DUBAI: Every now and then, I like to treat myself to a culinary upper. To an extravagant evening of high heels and haute cuisine, where fashion meets food and my partner and I can indulge in some of the finest treats money can buy.

And perhaps that's the key to dining at Cavalli Club. Be prepared to pay the price of fine dining. Lavish restaurants may or may not be your thing, but any self-respecting food lover will tell you that you'd rather spend your last dirham on a meal with fresh ingredients than a low-budget reheated meal. And therein lies the difference between dining on truffle shavings at the Cavalli Club, or digging into a go-large burger at your local fast-food joint.

Opting for the former, my partner and I had our hearts set on indulging in the finest of fine ingredients: white truffle.

For starters I had the aromatic Uova Strapazate Con Tartufo Bianco, or, in layman's terms, eggs with white truffle. The truffle-scented hen's eggs were broken and served on Polaine bread with delicate slices of the white Alba truffle. Gingerly adding a piece of the truffle to my eggs, I closed my eyes to devour the taste. In that second, I was transported to a world of gourmand delights: the flavours of the Italian earth mixed with hints of rain-soaked soil did a dance in my mouth. My partner, although dining Italian, stuck to his French roots by ensuring a portion of foie gras on his plate. His starters of pan-roasted foie gras came with puy lentils and a truffle reduction. Considered one of the best lentils due to its slightly peppery taste, the puy lentil from the Le Puy region of France was the perfect pairing with the sinfully rich foie gras.

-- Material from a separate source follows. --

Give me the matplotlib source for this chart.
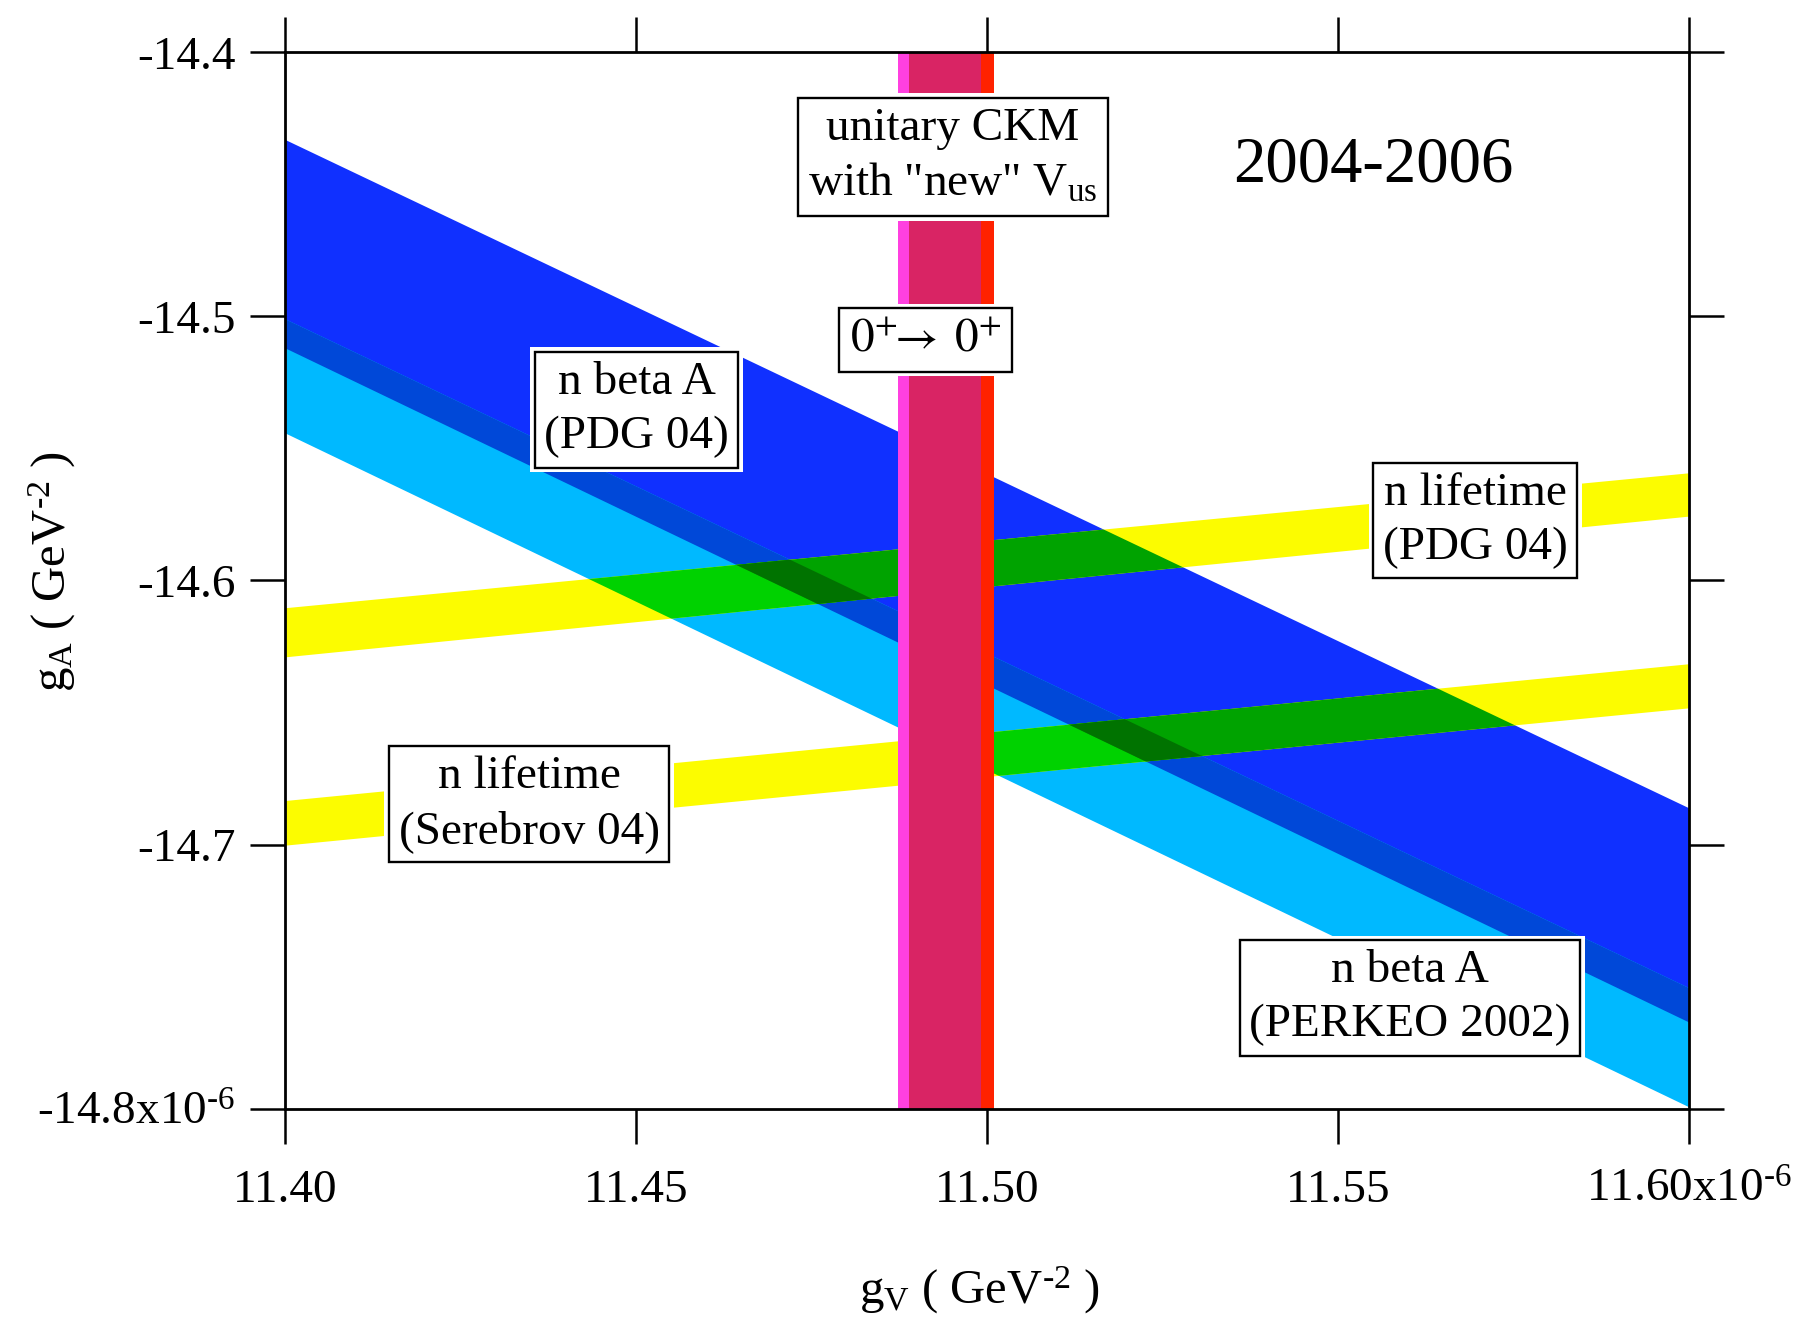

I was afraid that after starters of this calibre, I may be disappointed by the main. Fortunately our seconds lived up to their predecessors. My grilled Atlantic seabass fillet came with turned potatoes, baby leeks and olives. The broth surrounding my seabass wasn't just any fish broth. No, this fish swam in its own all'acqua pazza, or crazy water.

My partner decided to continue with the truffle. His main course was milk-fed veal escalopes, sautéed in truffle butter and garnished with asparagus and generous shavings of the white Alba truffle. The dish was a delicacy, the sort you really need to experience, not read about.

By the end of our seconds, I knew dessert beckoned. I already knew I was going to order my favourite comfort food: tiramisu. My partner went for one of the most exotic items on the menu: Neapolita Baked Alaska. The dish gets its name from the famous Neapolitan ice-cream, the heart of the dessert, surrounded by a thin layer of cake on the bottom and a thick layer of meringue on the top.

If our pockets were heavy enough, there's no doubt I'd go back for seconds, thirds and even fourths of this glorious meal, for as long as the truffle lasts.

The truffle menu will be available throughout November, or until stocks last.